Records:
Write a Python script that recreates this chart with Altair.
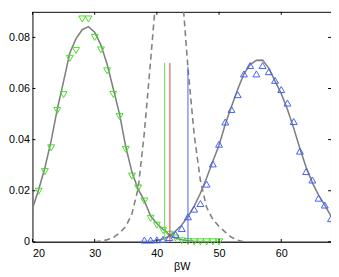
import altair as alt
import pandas as pd

# ---- data ----
x_vals = list(range(20, 69))
left_fit = [0.013, 0.0205, 0.029, 0.0395, 0.052, 0.0628, 0.0739, 0.0795, 0.083, 0.0842,
            0.082, 0.0771, 0.0695, 0.0598, 0.050, 0.0372, 0.0272, 0.0205, 0.016, 0.0101,
            0.0072, 0.0049, 0.0028, 0.0015, 0.0008, 0.0004, 0.0002, 0.0001, 0, 0,
            0, 0, 0, 0, 0, 0, 0, 0, 0, 0,
            0, 0, 0, 0, 0, 0, 0, 0, 0]
right_fit = [0, 0, 0, 0, 0, 0, 0, 0, 0, 0,
             0, 0, 0, 0, 0, 0, 0, 0, 0.0001, 0.0002,
             0.0005, 0.0011, 0.0022, 0.0042, 0.0066, 0.0099, 0.014, 0.019, 0.025, 0.0315,
             0.0378, 0.046, 0.053, 0.0597, 0.0657, 0.0694, 0.071, 0.0711, 0.068, 0.0629,
             0.058, 0.0518, 0.0445, 0.0365, 0.0292, 0.0232, 0.0183, 0.0144, 0.0101]
dash_x = list(range(30, 55))
dash_y = [0.0, 0.0003, 0.0008, 0.0017, 0.0035, 0.006, 0.011, 0.021, 0.043, 0.071,
          0.100, 0.123, 0.132, 0.125, 0.100, 0.068, 0.042, 0.024, 0.0135, 0.0088,
          0.006, 0.0038, 0.0018, 0.0006, 0.0]
green_x = list(range(21, 51))
green_y = [0.0198, 0.0275, 0.0368, 0.0514, 0.0576, 0.0718, 0.0749, 0.0872, 0.0872, 0.080,
           0.0751, 0.0669, 0.0577, 0.049, 0.0362, 0.0257, 0.0211, 0.016, 0.0092, 0.0065,
           0.0044, 0.003, 0.0015, 0.0004, 0.0001, 0.0, 0.0, 0.0, 0.0, 0.0]
blue_x = list(range(38, 69))
blue_y = [0.0007, 0.0007, 0.0008, 0.001, 0.0017, 0.0029, 0.0052, 0.0098, 0.0128, 0.015,
          0.0226, 0.0305, 0.0382, 0.0469, 0.0518, 0.0576, 0.0657, 0.069, 0.0657, 0.069,
          0.0666, 0.0632, 0.0596, 0.0543, 0.0471, 0.0355, 0.0275, 0.0242, 0.0171, 0.0144,
          0.0091]
vline_x = [41.25, 42.1, 45.0]
vline_top = [0.070, 0.070, 0.0685]
vline_names = ["green", "red", "blue"]
vline_colors = ["#66dd44", "#e23a3a", "#4466ee"]
x_ticks = [20, 30, 40, 50, 60]
y_ticks = [0, 0.02, 0.04, 0.06, 0.08]

W, H = 305, 235
FONT = "Liberation Sans"

xs = alt.Scale(domain=[20, 68], nice=False, zero=False)
ys = alt.Scale(domain=[0, 0.09], nice=False, zero=False)
X = alt.X("x:Q", scale=xs, axis=alt.Axis(values=x_ticks, title="βW", labelPadding=6,
                                          titlePadding=2, format="d", grid=False,
                                          ticks=False, tickSize=0, domain=False))
Y = alt.Y("y:Q", scale=ys, axis=alt.Axis(values=y_ticks, title=None, labelPadding=3,
                                          grid=False, ticks=False, tickSize=0, domain=False,
                                          labelExpr="datum.value == 0 ? '0' : format(datum.value, '.2f')"))

curves = pd.DataFrame({
    "x": x_vals + x_vals,
    "y": left_fit + right_fit,
    "s": ["left"] * len(x_vals) + ["right"] * len(x_vals),
})
dash_df = pd.DataFrame({"x": dash_x, "y": dash_y})
green_df = pd.DataFrame({"x": green_x, "y": green_y})
blue_df = pd.DataFrame({"x": blue_x, "y": blue_y})
vl_df = pd.DataFrame({"x": vline_x, "y": [0.0] * 3, "y2": vline_top, "c": vline_names})
xt_df = pd.DataFrame({"x": x_ticks})
yt_df = pd.DataFrame({"y": y_ticks})

solid = alt.Chart(curves).mark_line(color="#808080", strokeWidth=1.6, clip=True).encode(
    x=X, y=Y, detail="s:N")
dashed = alt.Chart(dash_df).mark_line(color="#808080", strokeWidth=1.6, strokeDash=[6, 4],
                                      clip=True).encode(x=X, y=Y)
green = alt.Chart(green_df).mark_point(shape="triangle-down", filled=False, color="#44dd22",
                                       size=50, strokeWidth=1, opacity=1).encode(x=X, y=Y)
blue = alt.Chart(blue_df).mark_point(shape="triangle-up", filled=False, color="#3f5fff",
                                     size=50, strokeWidth=1, opacity=1).encode(x=X, y=Y)
vlines = alt.Chart(vl_df).mark_rule(strokeWidth=1).encode(
    x=X, y=Y, y2="y2:Q",
    color=alt.Color("c:N", scale=alt.Scale(domain=vline_names, range=vline_colors), legend=None))

tb = alt.Chart(xt_df).mark_rule(color="black", strokeWidth=1).encode(
    x=X, y=alt.value(H), y2=alt.value(H - 3))
tt = alt.Chart(xt_df).mark_rule(color="black", strokeWidth=1).encode(
    x=X, y=alt.value(0), y2=alt.value(3))
tl = alt.Chart(yt_df).mark_rule(color="black", strokeWidth=1).encode(
    y=Y, x=alt.value(0), x2=alt.value(3))
tr = alt.Chart(yt_df).mark_rule(color="black", strokeWidth=1).encode(
    y=Y, x=alt.value(W - 3), x2=alt.value(W))

chart = alt.layer(solid, dashed, green, blue, vlines, tb, tt, tl, tr).properties(
    width=W, height=H,
    background="white",
    autosize=alt.AutoSizeParams(type="none"),
    padding={"left": 25, "top": 1, "right": 0, "bottom": 33},
).configure_view(stroke="black", strokeWidth=1).configure_axis(
    labelFont=FONT, labelFontSize=11, labelColor="black",
    titleFont=FONT, titleFontSize=11, titleFontWeight="normal", titleColor="black",
)

chart.save("out.html", embed_options={"renderer": "svg", "actions": False})
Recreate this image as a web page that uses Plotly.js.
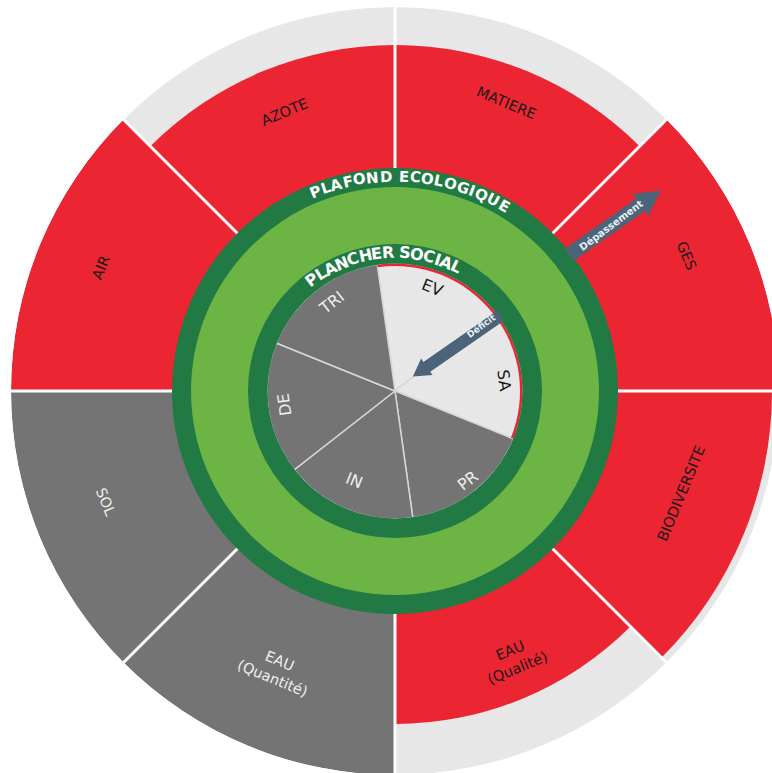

WHAT IS ASKED:
Repeat only what lies between the start of the data and the end of the line containing "import pandas as pd", exactly, with pictures left out.

ANSWER BELOW:
Write a Python script that recreates this chart with Altair.
import altair as alt
import pandas as pd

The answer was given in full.